The Florida Department of Agriculture and Consumer Services settled the whistleblower lawsuit filed by Xenia Bailey in 2016 without admitting any wrongdoing for $30,000, the Times said.

Bailey, who worked as the chief of the Bureau of License Issuance, alleged she warned her supervisor Grea Bevis at the Division of Licensing about "many operational deficiencies including the improper issuing of gun licenses to convicted felons that had been going on for years in the division," the Times reports. 



Bevis and another supervisor allegedly told Bailey she "worked for the NRA (National Rifle Association)." Employees were required to process a daily quota of 75 applications for concealed weapons licenses. In the lawsuit, Bailey said that to maintain accuracy, she reduced that quota to 60 cases per day, but her supervisors pushed it up to 75 again, according to the Times.

An attorney for Putnam told the Times in a statement that Bailey's lawsuit "alleges unsubstantiated claims made by a former employee who resigned as she was being terminated. The department continues to deny any wrongdoing or unlawful acts." Putnam, who's called himself a "proud NRA sellout" in the past, is running as Republican candidate for Florida governor.
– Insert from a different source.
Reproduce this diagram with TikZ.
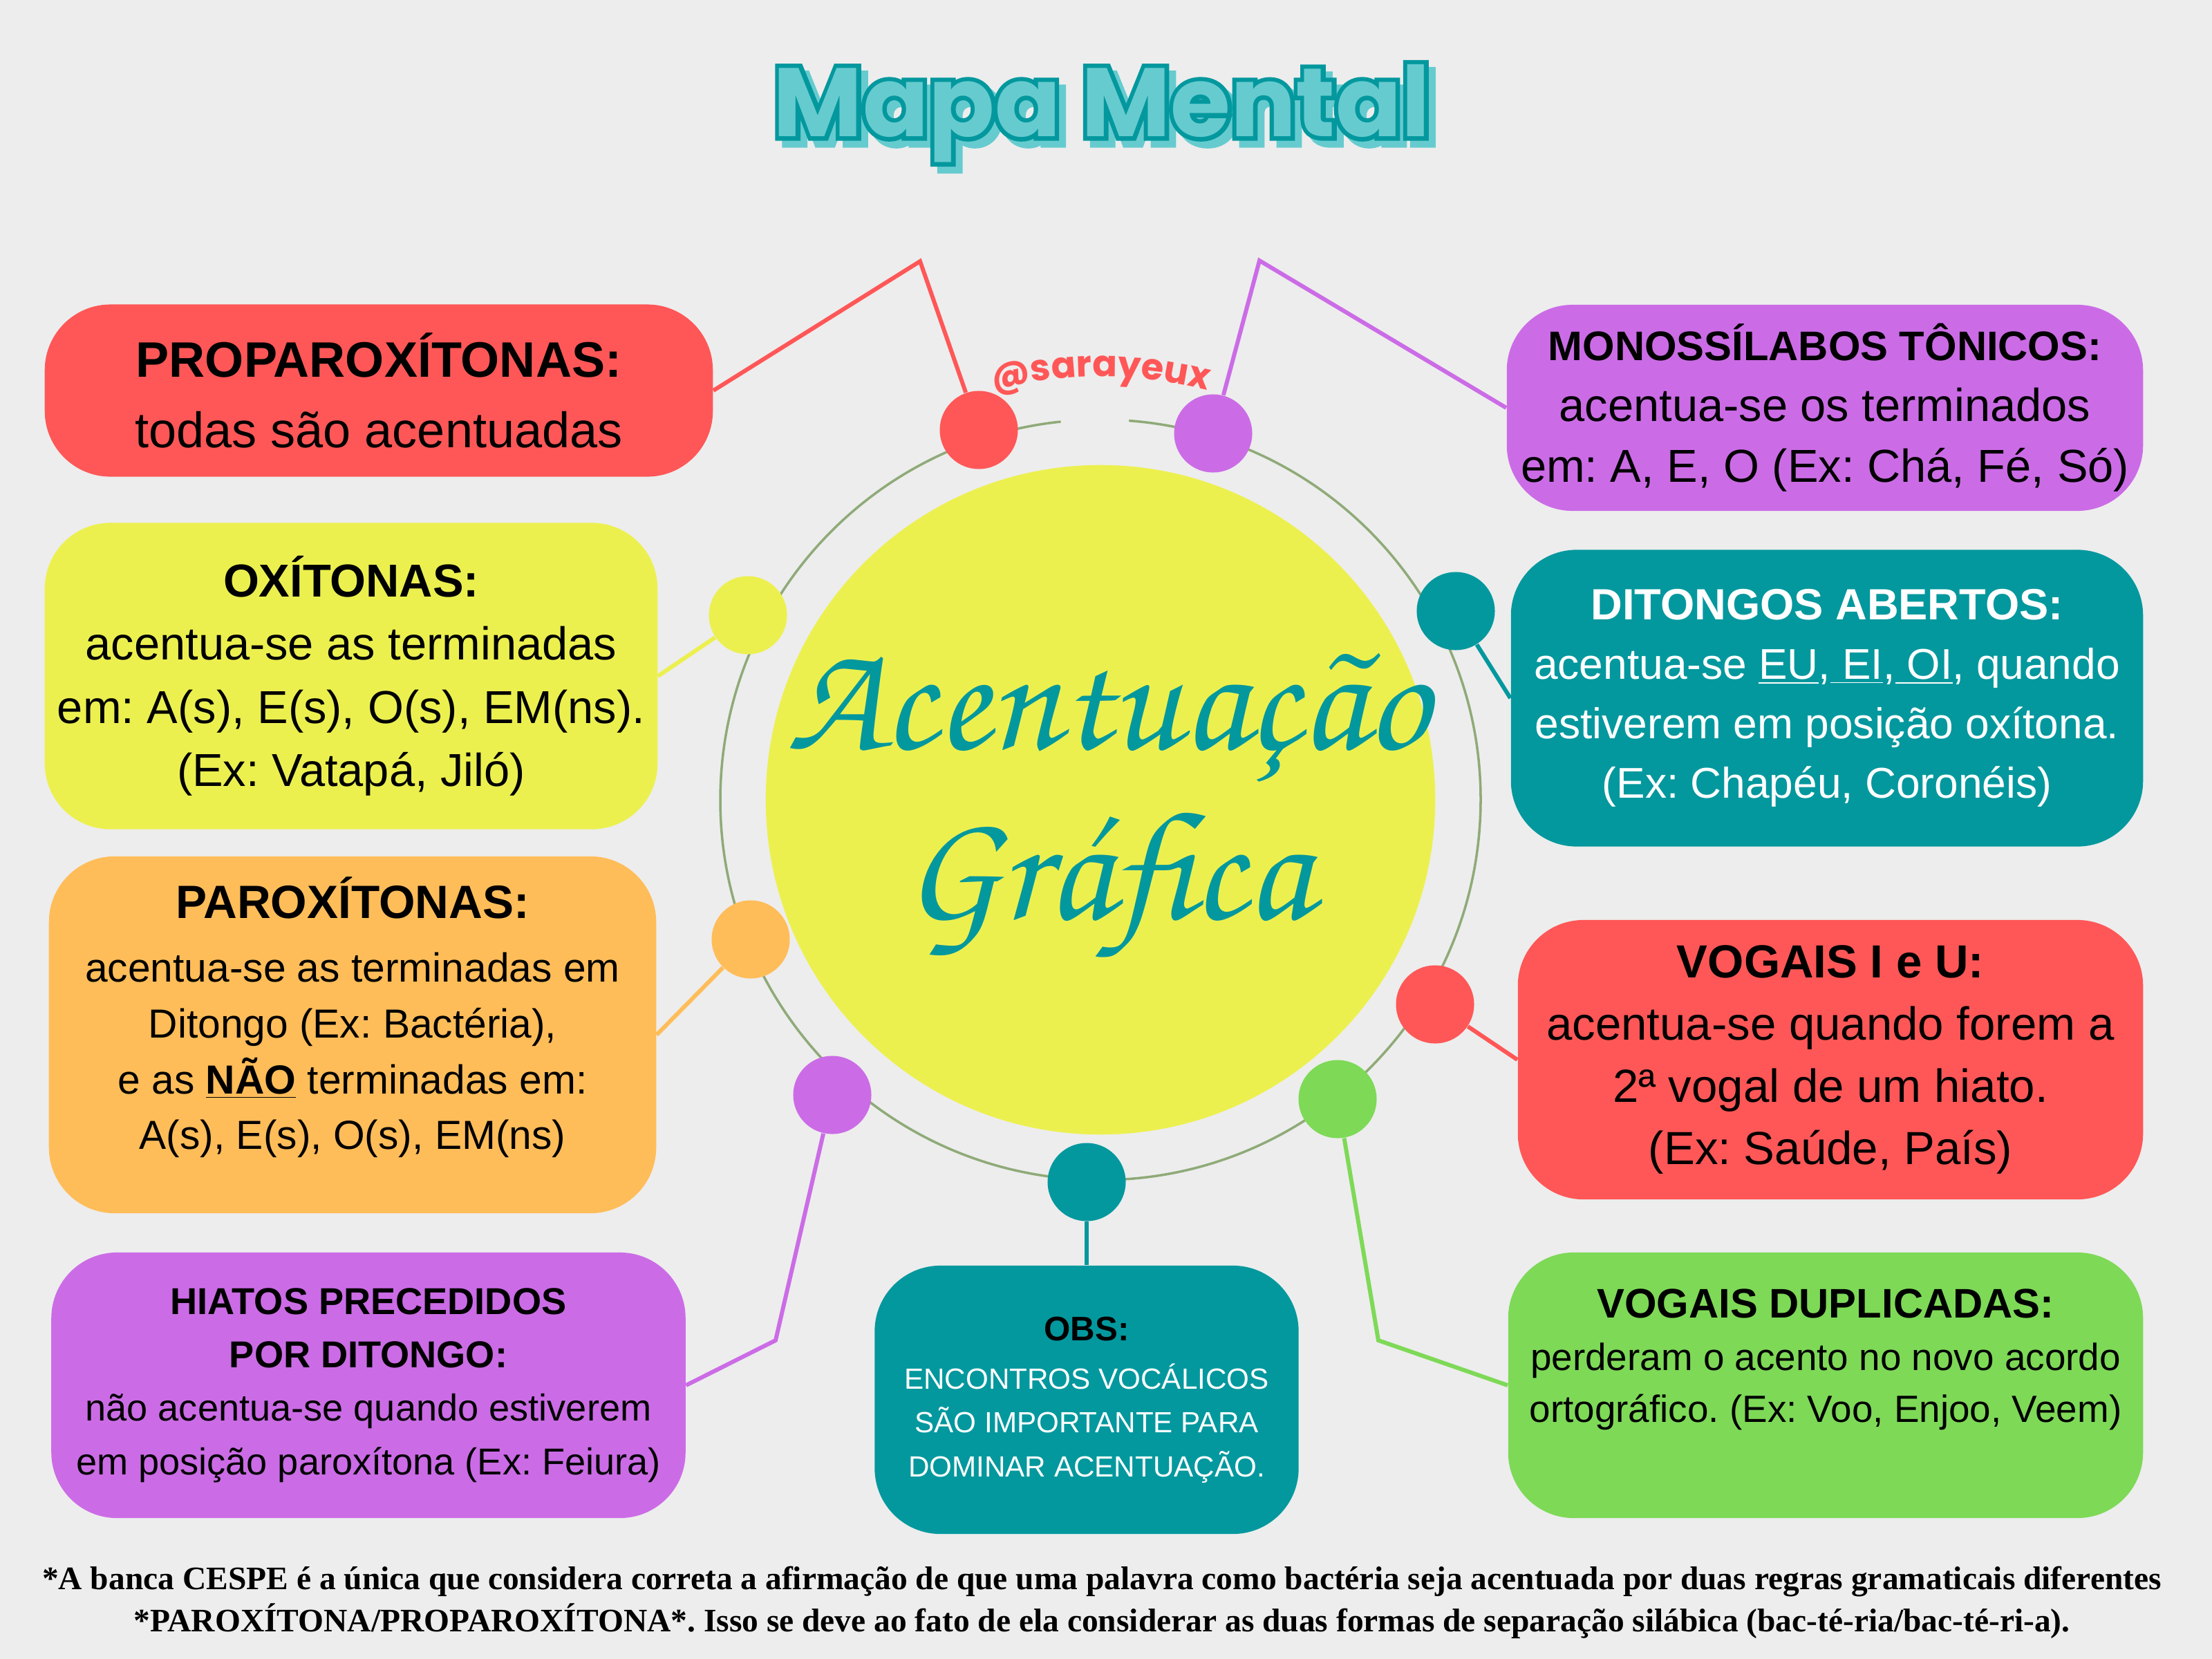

An earlier report from the Times found that Putnam's office revoked 291 concealed weapons permits from people who should have been disqualified after an employee failed to review the results of a national background check for more than a year. The Associated Press reported on a 2012 internal investigation of agriculture department that concluded 48 employees committed errors while reviewing applications for gun licenses. A second report from the Times found that mailroom employees in charge of reviewing national background checks were "overwhelmed" and had little understanding of the process.

State Sen. Linda Stewart, D-Orlando, requested Monday an independent investigation of Putnam's department by Florida’s Chief Inspector General.

"A disturbing pattern of violations of professional standards and policies has emerged within the Department of Agriculture and Consumer Services Office of Inspector General, raising serious questions concerning the independent nature of its most recent investigation, and whether political pressure may have been exerted in the process," Stewart wrote in a letter to Gov. Rick Scott and the Florida Cabinet. "We owe it to the citizens of Florida to rectify this flawed investigation, and demand a full accounting from its inspector general for the apparent violations of professional standards."